- _MATERIAL PROVIDED_
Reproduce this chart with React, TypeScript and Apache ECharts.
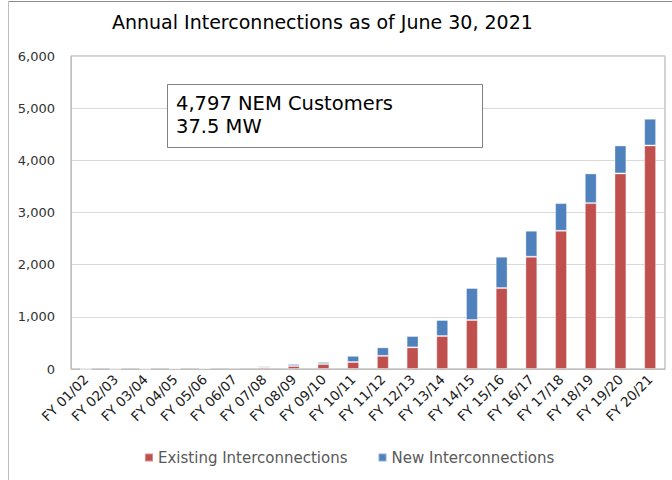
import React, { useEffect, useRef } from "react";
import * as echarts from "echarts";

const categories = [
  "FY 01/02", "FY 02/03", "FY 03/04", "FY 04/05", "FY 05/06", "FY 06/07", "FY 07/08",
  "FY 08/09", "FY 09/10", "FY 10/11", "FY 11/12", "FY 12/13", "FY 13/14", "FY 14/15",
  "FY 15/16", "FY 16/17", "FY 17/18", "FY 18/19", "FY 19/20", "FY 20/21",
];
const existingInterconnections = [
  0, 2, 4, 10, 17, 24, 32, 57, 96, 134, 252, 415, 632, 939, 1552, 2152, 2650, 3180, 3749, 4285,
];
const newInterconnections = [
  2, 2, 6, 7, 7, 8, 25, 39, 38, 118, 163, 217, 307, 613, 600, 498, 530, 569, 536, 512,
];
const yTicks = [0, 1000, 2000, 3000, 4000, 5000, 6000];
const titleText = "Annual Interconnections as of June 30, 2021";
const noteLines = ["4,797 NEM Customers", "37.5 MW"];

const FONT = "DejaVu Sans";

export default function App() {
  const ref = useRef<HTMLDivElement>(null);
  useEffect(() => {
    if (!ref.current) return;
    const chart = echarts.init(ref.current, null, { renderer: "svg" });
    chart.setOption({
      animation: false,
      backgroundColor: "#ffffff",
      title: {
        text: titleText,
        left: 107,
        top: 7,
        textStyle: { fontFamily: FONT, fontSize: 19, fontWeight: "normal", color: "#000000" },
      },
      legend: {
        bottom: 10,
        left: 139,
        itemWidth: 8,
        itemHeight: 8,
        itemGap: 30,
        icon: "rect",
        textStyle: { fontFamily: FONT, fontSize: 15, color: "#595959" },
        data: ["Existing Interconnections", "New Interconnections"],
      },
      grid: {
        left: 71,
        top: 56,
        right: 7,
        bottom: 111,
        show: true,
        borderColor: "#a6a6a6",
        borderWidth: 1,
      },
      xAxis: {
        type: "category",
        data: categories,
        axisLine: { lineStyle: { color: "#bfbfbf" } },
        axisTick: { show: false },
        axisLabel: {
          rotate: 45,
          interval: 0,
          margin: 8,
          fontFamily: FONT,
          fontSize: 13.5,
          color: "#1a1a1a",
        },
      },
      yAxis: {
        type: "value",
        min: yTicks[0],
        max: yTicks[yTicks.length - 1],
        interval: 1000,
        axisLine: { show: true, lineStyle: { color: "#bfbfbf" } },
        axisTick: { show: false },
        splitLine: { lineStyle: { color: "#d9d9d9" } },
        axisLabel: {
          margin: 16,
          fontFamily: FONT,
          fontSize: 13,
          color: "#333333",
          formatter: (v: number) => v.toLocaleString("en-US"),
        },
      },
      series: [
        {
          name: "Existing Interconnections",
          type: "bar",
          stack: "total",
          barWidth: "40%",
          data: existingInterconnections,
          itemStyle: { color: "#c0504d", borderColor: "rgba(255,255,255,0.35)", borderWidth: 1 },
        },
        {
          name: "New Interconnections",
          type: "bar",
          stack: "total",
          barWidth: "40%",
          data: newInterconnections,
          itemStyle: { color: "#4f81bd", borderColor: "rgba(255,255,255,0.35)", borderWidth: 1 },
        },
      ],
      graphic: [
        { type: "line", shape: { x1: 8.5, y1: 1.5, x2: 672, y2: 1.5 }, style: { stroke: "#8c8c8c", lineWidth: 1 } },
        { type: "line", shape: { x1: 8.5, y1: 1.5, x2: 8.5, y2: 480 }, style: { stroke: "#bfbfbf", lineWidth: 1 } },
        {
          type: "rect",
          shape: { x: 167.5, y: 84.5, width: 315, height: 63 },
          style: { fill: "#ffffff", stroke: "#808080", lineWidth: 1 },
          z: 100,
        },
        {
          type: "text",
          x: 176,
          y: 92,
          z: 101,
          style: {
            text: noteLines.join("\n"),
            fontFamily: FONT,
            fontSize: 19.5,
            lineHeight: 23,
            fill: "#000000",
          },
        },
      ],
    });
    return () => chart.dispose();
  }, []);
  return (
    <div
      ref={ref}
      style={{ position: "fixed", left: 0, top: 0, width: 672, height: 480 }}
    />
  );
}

- _SHORT EXERCISE_
Where a line of the data holds "React", show that line.

- _THE ANSWER_
Reproduce this chart with React, TypeScript and Apache ECharts.
import React, { useEffect, useRef } from "react";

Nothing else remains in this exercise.